Write the data out again, character for character, with no images.

BEGIN Material

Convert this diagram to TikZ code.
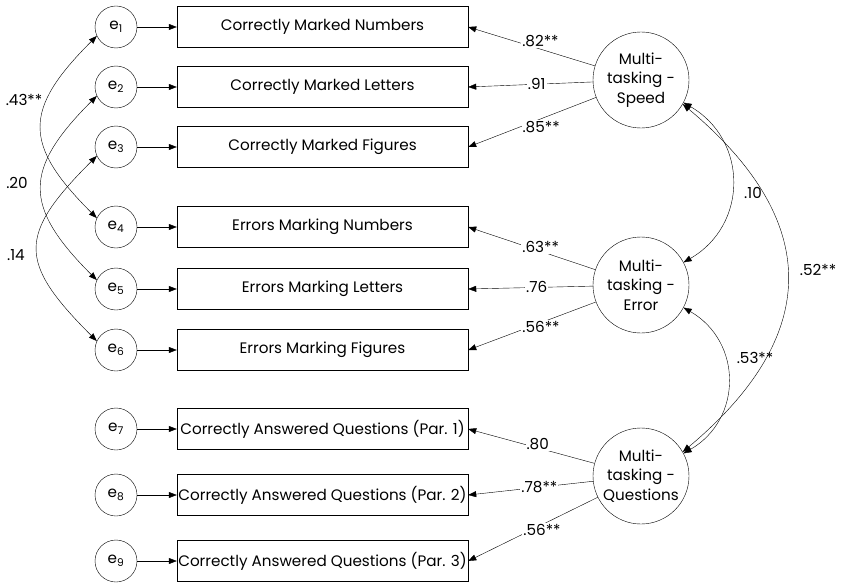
\documentclass[tikz,border=0pt]{standalone}
\usepackage{fontspec}
\setmainfont{Poppins}
\usetikzlibrary{arrows.meta}

\tikzset{
    err/.style={draw, circle, minimum size=42pt, inner sep=0pt},
    obs/.style={draw, minimum width=291pt, minimum height=41pt, inner sep=0pt},
    lat/.style={draw, circle, minimum size=96pt, inner sep=0pt, align=center},
    lbl/.style={fill=white, inner sep=1pt},
    reg/.style={-{Triangle[length=8pt,width=6pt]}},
    cov/.style={{Triangle[length=8pt,width=6pt]}-{Triangle[length=8pt,width=6pt]}},
}

\newcommand{\eterm}[1]{e\textsubscript{#1}}

\begin{document}
\begin{tikzpicture}[x=1pt, y=-1pt, font=\fontsize{15.2}{19.5}\selectfont]
    \useasboundingbox (0,0) rectangle (842,583);

    \node[err] (e1) at (116,27) {\eterm{1}};
    \node[err] (e2) at (116,87) {\eterm{2}};
    \node[err] (e3) at (116,147) {\eterm{3}};
    \node[err] (e4) at (116,227) {\eterm{4}};
    \node[err] (e5) at (116,289) {\eterm{5}};
    \node[err] (e6) at (116,350) {\eterm{6}};
    \node[err] (e7) at (116,429) {\eterm{7}};
    \node[err] (e8) at (116,495) {\eterm{8}};
    \node[err] (e9) at (116,561) {\eterm{9}};

    \node[obs] (m1) at (322.5,27) {Correctly Marked Numbers};
    \node[obs] (m2) at (322.5,87) {Correctly Marked Letters};
    \node[obs] (m3) at (322.5,147) {Correctly Marked Figures};
    \node[obs] (m4) at (322.5,227) {Errors Marking Numbers};
    \node[obs] (m5) at (322.5,289) {Errors Marking Letters};
    \node[obs] (m6) at (322.5,350) {Errors Marking Figures};
    \node[obs] (m7) at (322.5,429) {Correctly Answered Questions (Par. 1)};
    \node[obs] (m8) at (322.5,495) {Correctly Answered Questions (Par. 2)};
    \node[obs] (m9) at (322.5,561) {Correctly Answered Questions (Par. 3)};

    \node[lat] (speed) at (641,80) {Multi-\\tasking -\\Speed};
    \node[lat] (error) at (641,285) {Multi-\\tasking -\\Error};
    \node[lat] (quest) at (641,476) {Multi-\\tasking -\\Questions};

    \draw[reg] (e1) -- (m1);
    \draw[reg] (e2) -- (m2);
    \draw[reg] (e3) -- (m3);
    \draw[reg] (e4) -- (m4);
    \draw[reg] (e5) -- (m5);
    \draw[reg] (e6) -- (m6);
    \draw[reg] (e7) -- (m7);
    \draw[reg] (e8) -- (m8);
    \draw[reg] (e9) -- (m9);

    \draw[reg] (speed) -- (m1.east) node[lbl, pos=.43, yshift=8pt] {.82**};
    \draw[reg] (speed) -- (m2.east) node[lbl, pos=.45] {.91};
    \draw[reg] (speed) -- (m3.east) node[lbl, pos=.43, yshift=-8pt] {.85**};
    \draw[reg] (error) -- (m4.east) node[lbl, pos=.43, yshift=4pt] {.63**};
    \draw[reg] (error) -- (m5.east) node[lbl, pos=.45] {.76};
    \draw[reg] (error) -- (m6.east) node[lbl, pos=.43, yshift=-4pt] {.56**};
    \draw[reg] (quest) -- (m7.east) node[lbl, pos=.45, yshift=4pt] {.80};
    \draw[reg] (quest) -- (m8.east) node[lbl, pos=.43] {.78**};
    \draw[reg] (quest) -- (m9.east) node[lbl, pos=.43, yshift=-5pt] {.56**};

    \draw[cov] (e1.205) to[out=225, in=135, looseness=1.47] (e4.155);
    \draw[cov] (e2.205) to[out=225, in=135, looseness=1.45] (e5.155);
    \draw[cov] (e3.205) to[out=225, in=135, looseness=1.55] (e6.155);
    \node (c14) at (24,100) {.43**};
    \node (c25) at (17,183) {.20};
    \node (c36) at (16,255) {.14};

    \draw[cov] (speed.-28) to[out=-30, in=30, looseness=1.2] (error.28);
    \draw[cov] (error.-28) to[out=-30, in=30, looseness=1.2] (quest.28);
    \draw[cov] (speed.-30) to[out=-40, in=40, looseness=1.34] (quest.30);
    \node (c12) at (753,193) {.10};
    \node (c23) at (755,358) {.53**};
    \node (c13) at (818,270) {.52**};
\end{tikzpicture}
\end{document}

END Material

* _Full output_:
Convert this diagram to TikZ code.
\documentclass[tikz,border=0pt]{standalone}
\usepackage{fontspec}
\setmainfont{Poppins}
\usetikzlibrary{arrows.meta}

\tikzset{
    err/.style={draw, circle, minimum size=42pt, inner sep=0pt},
    obs/.style={draw, minimum width=291pt, minimum height=41pt, inner sep=0pt},
    lat/.style={draw, circle, minimum size=96pt, inner sep=0pt, align=center},
    lbl/.style={fill=white, inner sep=1pt},
    reg/.style={-{Triangle[length=8pt,width=6pt]}},
    cov/.style={{Triangle[length=8pt,width=6pt]}-{Triangle[length=8pt,width=6pt]}},
}

\newcommand{\eterm}[1]{e\textsubscript{#1}}

\begin{document}
\begin{tikzpicture}[x=1pt, y=-1pt, font=\fontsize{15.2}{19.5}\selectfont]
    \useasboundingbox (0,0) rectangle (842,583);

    \node[err] (e1) at (116,27) {\eterm{1}};
    \node[err] (e2) at (116,87) {\eterm{2}};
    \node[err] (e3) at (116,147) {\eterm{3}};
    \node[err] (e4) at (116,227) {\eterm{4}};
    \node[err] (e5) at (116,289) {\eterm{5}};
    \node[err] (e6) at (116,350) {\eterm{6}};
    \node[err] (e7) at (116,429) {\eterm{7}};
    \node[err] (e8) at (116,495) {\eterm{8}};
    \node[err] (e9) at (116,561) {\eterm{9}};

    \node[obs] (m1) at (322.5,27) {Correctly Marked Numbers};
    \node[obs] (m2) at (322.5,87) {Correctly Marked Letters};
    \node[obs] (m3) at (322.5,147) {Correctly Marked Figures};
    \node[obs] (m4) at (322.5,227) {Errors Marking Numbers};
    \node[obs] (m5) at (322.5,289) {Errors Marking Letters};
    \node[obs] (m6) at (322.5,350) {Errors Marking Figures};
    \node[obs] (m7) at (322.5,429) {Correctly Answered Questions (Par. 1)};
    \node[obs] (m8) at (322.5,495) {Correctly Answered Questions (Par. 2)};
    \node[obs] (m9) at (322.5,561) {Correctly Answered Questions (Par. 3)};

    \node[lat] (speed) at (641,80) {Multi-\\tasking -\\Speed};
    \node[lat] (error) at (641,285) {Multi-\\tasking -\\Error};
    \node[lat] (quest) at (641,476) {Multi-\\tasking -\\Questions};

    \draw[reg] (e1) -- (m1);
    \draw[reg] (e2) -- (m2);
    \draw[reg] (e3) -- (m3);
    \draw[reg] (e4) -- (m4);
    \draw[reg] (e5) -- (m5);
    \draw[reg] (e6) -- (m6);
    \draw[reg] (e7) -- (m7);
    \draw[reg] (e8) -- (m8);
    \draw[reg] (e9) -- (m9);

    \draw[reg] (speed) -- (m1.east) node[lbl, pos=.43, yshift=8pt] {.82**};
    \draw[reg] (speed) -- (m2.east) node[lbl, pos=.45] {.91};
    \draw[reg] (speed) -- (m3.east) node[lbl, pos=.43, yshift=-8pt] {.85**};
    \draw[reg] (error) -- (m4.east) node[lbl, pos=.43, yshift=4pt] {.63**};
    \draw[reg] (error) -- (m5.east) node[lbl, pos=.45] {.76};
    \draw[reg] (error) -- (m6.east) node[lbl, pos=.43, yshift=-4pt] {.56**};
    \draw[reg] (quest) -- (m7.east) node[lbl, pos=.45, yshift=4pt] {.80};
    \draw[reg] (quest) -- (m8.east) node[lbl, pos=.43] {.78**};
    \draw[reg] (quest) -- (m9.east) node[lbl, pos=.43, yshift=-5pt] {.56**};

    \draw[cov] (e1.205) to[out=225, in=135, looseness=1.47] (e4.155);
    \draw[cov] (e2.205) to[out=225, in=135, looseness=1.45] (e5.155);
    \draw[cov] (e3.205) to[out=225, in=135, looseness=1.55] (e6.155);
    \node (c14) at (24,100) {.43**};
    \node (c25) at (17,183) {.20};
    \node (c36) at (16,255) {.14};

    \draw[cov] (speed.-28) to[out=-30, in=30, looseness=1.2] (error.28);
    \draw[cov] (error.-28) to[out=-30, in=30, looseness=1.2] (quest.28);
    \draw[cov] (speed.-30) to[out=-40, in=40, looseness=1.34] (quest.30);
    \node (c12) at (753,193) {.10};
    \node (c23) at (755,358) {.53**};
    \node (c13) at (818,270) {.52**};
\end{tikzpicture}
\end{document}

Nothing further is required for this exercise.